The one weakness of the book is that the author goes too soft on some extreme Pentecostal pastors and prophets who, in my judgment, go beyond the Bible and twist Scripture. His desire to be fair and even-handed is commendable but he is too generous to various miracle ministries and ministers, even as he often goes on to express disappoint with their exaggerated claims and abuse of Scripture. It seems that the author wants to counteract the unbiblical and unsubstantiated claims made by these ministers without turning off readers who like them. The fact that this book was put out by charismatic publisher Bethany House tells me that the author’s target audience is broadly charismatic/Pentecostal and evangelical.
This Momentary Marriage: A Parable of Permanence
When I got married ten years ago, I read a few books on marriage but none of them were as deeply theological and biblical as this one by John Piper. Over and over again, Piper pounds home the point that the main purpose of marriage is to reflect the unending covenant love of Christ for the church, and the church’s faithful response to that love. THAT is the point of marriage, and Piper fleshes out the implications of that grand truth for the roles of husbands and wives, parents and children, and single people (including never married, divorced, and widowed). A number of months back a senior missionary gently rebuked me after I admitted that I hadn’t read a single book on marriage since before I got married. With that in the back of my mind, it was a happy providence that I ran into this book free online a couple weeks before I had to preach on marriage at my church. It was a great help in my own thinking and reflection for both my own marriage, and also for preaching on the subject.
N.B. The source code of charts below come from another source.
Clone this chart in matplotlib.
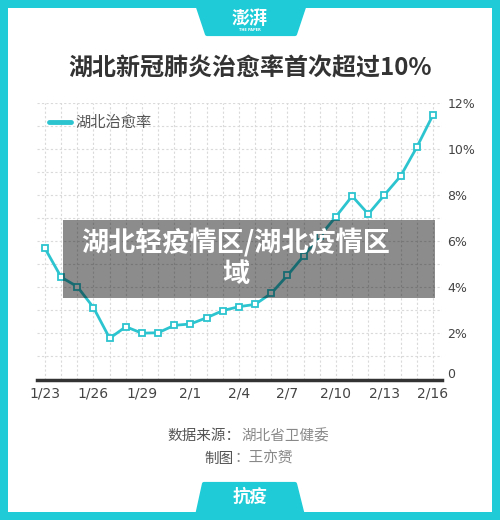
import numpy as np
import matplotlib
matplotlib.use("Agg")
import matplotlib.pyplot as plt
from matplotlib.patches import Rectangle, Polygon
from matplotlib.lines import Line2D
from matplotlib.transforms import ScaledTranslation

plt.rcParams["font.family"] = ["Noto Sans CJK SC", "DejaVu Sans"]

# data (cure rate, %)
dates = ["1/23", "1/24", "1/25", "1/26", "1/27", "1/28", "1/29", "1/30", "1/31",
         "2/1", "2/2", "2/3", "2/4", "2/5", "2/6", "2/7", "2/8", "2/9", "2/10",
         "2/11", "2/12", "2/13", "2/14", "2/15", "2/16"]
cure_rate = [5.69, 4.44, 4.03, 3.12, 1.79, 2.29, 2.01, 2.03, 2.35, 2.41, 2.68,
             2.99, 3.16, 3.26, 3.74, 4.52, 5.36, 6.22, 7.07, 7.96, 7.18, 8.01,
             8.83, 10.08, 11.48]
label_dates = ["1/23", "1/26", "1/29", "2/1", "2/4", "2/7", "2/10", "2/13", "2/16"]
y_ticks = [0, 2, 4, 6, 8, 10, 12]
y_tick_labels = ["0", "2%", "4%", "6%", "8%", "10%", "12%"]

TEAL = "#1ecbd6"
LINE = "#2cc4cf"
W, H = 500, 520


def fx(x):
    return x / W


def fy(y):
    return 1 - y / H


fig = plt.figure(figsize=(5, 5.2), dpi=100)
fig.patch.set_facecolor(TEAL)

# white card
fig.patches.append(Rectangle((fx(8), fy(512)), (492 - 8) / W, (512 - 8) / H,
                             transform=fig.transFigure, facecolor="white",
                             edgecolor="none", zorder=-2))
# top and bottom tabs
fig.patches.append(Polygon([(fx(197), fy(4)), (fx(305), fy(4)), (fx(295), fy(34)), (fx(207), fy(34))],
                           closed=True, transform=fig.transFigure, facecolor=TEAL,
                           edgecolor=TEAL, lw=3, joinstyle="round", zorder=-1))
fig.patches.append(Polygon([(fx(204), fy(484)), (fx(295), fy(484)), (fx(303), fy(516)), (fx(197), fy(516))],
                           closed=True, transform=fig.transFigure, facecolor=TEAL,
                           edgecolor=TEAL, lw=3, joinstyle="round", zorder=-1))

fig.text(fx(250), fy(18), "澎湃", color="white", fontsize=13, fontweight="bold",
         style="italic", ha="center", va="center")
fig.text(fx(250), fy(30), "THE PAPER", color="white", fontsize=2.5, fontweight="bold",
         ha="center", va="center", family="DejaVu Sans")
fig.text(fx(250), fy(497), "抗疫", color="white", fontsize=12.5, fontweight="bold",
         ha="center", va="center")

fig.text(fx(250), fy(69), "湖北新冠肺炎治愈率首次超过10%", color="#333333",
         fontsize=17.3, fontweight="bold", ha="center", va="center")

# plot area
ax = fig.add_axes([fx(37), fy(379.5), (442 - 37) / W, (379.5 - 103) / H])
ax.set_zorder(2)
ax.set_facecolor("none")
x = np.arange(len(dates))
ax.plot(x, cure_rate, color=LINE, lw=2, marker="s", ms=5, mfc="white",
        mec=LINE, mew=1.3, clip_on=False, zorder=3)

ax.set_xlim(-0.495, 24.56)
ax.set_ylim(0, 12)

ax.set_xticks([dates.index(d) for d in label_dates])
ax.set_xticklabels(label_dates)
ax.set_xticks(x, minor=True)
ax.yaxis.tick_right()
ax.set_yticks(y_ticks)
ax.set_yticklabels(y_tick_labels)
ax.set_yticks(np.arange(0, 13, 1), minor=True)

ax.grid(which="both", color="#dadada", lw=0.8, ls=(0, (2, 2)))
ax.set_axisbelow(True)
for s in ["top", "left", "right"]:
    ax.spines[s].set_visible(False)
ax.spines["bottom"].set_color("#333333")
ax.spines["bottom"].set_linewidth(2.5)
ax.tick_params(axis="x", which="both", length=0, pad=5, labelsize=10, labelcolor="#444444")
ax.tick_params(axis="y", which="both", length=0, pad=4, labelsize=9, labelcolor="#444444")
for lab in ax.get_xticklabels() + ax.get_yticklabels():
    lab.set_family("DejaVu Sans")
zero_lab = ax.get_yticklabels()[0]
zero_lab.set_transform(zero_lab.get_transform() + ScaledTranslation(0, 0.07, fig.dpi_scale_trans))

handle = Line2D([], [], color=LINE, lw=3.5, solid_capstyle="round")
ax.legend(handles=[handle], labels=["湖北治愈率"], loc="upper left",
          bbox_to_anchor=(fx(49), fy(114)), bbox_transform=fig.transFigure,
          frameon=False, fontsize=11, handlelength=1.45, handletextpad=0.3,
          borderpad=0, borderaxespad=0, labelcolor="#555555")

# grey overlay banner
fig.patches.append(Rectangle((fx(63), fy(298)), (435 - 63) / W, (298 - 220) / H,
                             transform=fig.transFigure, facecolor="black",
                             alpha=0.45, edgecolor="none", zorder=5))
fig.text(fx(236), fy(242), "湖北轻疫情区/湖北疫情区", color="white", fontsize=19.5,
         fontweight="bold", ha="center", va="center", zorder=6)
fig.text(fx(236), fy(274), "域", color="white", fontsize=19.5,
         fontweight="bold", ha="center", va="center", zorder=6)

# footer
fig.text(fx(241), fy(436), "数据来源：", color="#555555", fontsize=10.5, ha="right", va="center")
fig.text(fx(241), fy(436), "湖北省卫健委", color="#888888", fontsize=10.5, ha="left", va="center")
fig.text(fx(234), fy(459), "制图", color="#555555", fontsize=10.5, ha="right", va="center")
fig.text(fx(234), fy(459), "：王亦赟", color="#888888", fontsize=10.5, ha="left", va="center")

fig.savefig("out.png", dpi=100, facecolor=fig.get_facecolor())
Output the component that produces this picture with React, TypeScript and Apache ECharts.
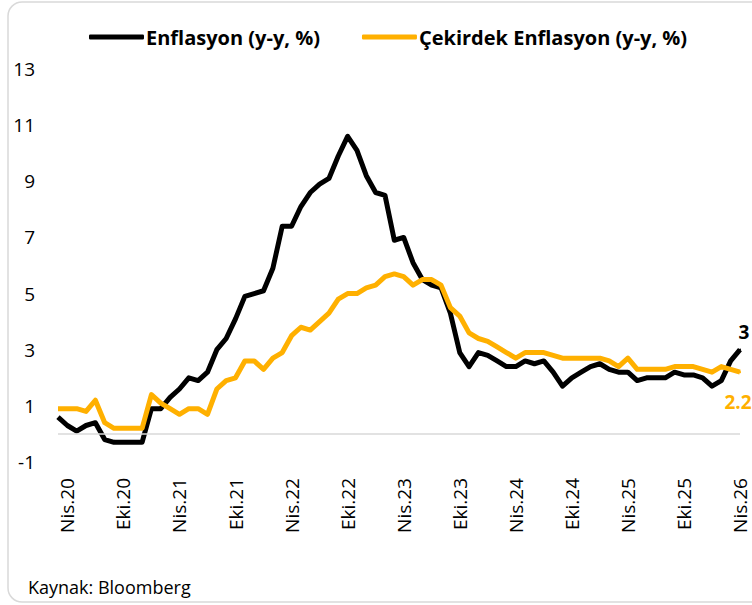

J.I. Packer: An Evangelical Life
This was a long but very interesting bio that I listened to on audiobook. I have read some Packer books over the years and have had a high respect for him as a theologian and writer. This recent biography by Leland Ryken does a good job of focusing on Packer's career as a teacher, writer, theologian, and controversialist, placing him in the context of British and American evangelicalism from the 1950s onward. I was most fascinated by two aspects of his life: 1) He had the mind to excel in academia but the vast majority of his writing was aimed at lay Christian readers, to strength them in the essentials of the faith. That is a model I would like to emulate. 2) Packer regularly opposed error and false teaching in the church, and lamented the state of the church today... yet, he maintained an eternal optimism about what could be and worked diligently at reform. As I see so many problems today in both the American church and the church in Thailand, this is a reminder that I should be realistic, yet not cynical, and optimistic but not naive. The weakness of the book is that the author barely talks about Packer's family. You hear a bit about his parents when Packer was a child and Packer's wife is given some brief mentions early on, but then you hear nothing more about her from the 1960s on. Is she still alive? Did Packer have kids? The book doesn't say and Google wasn't much help either.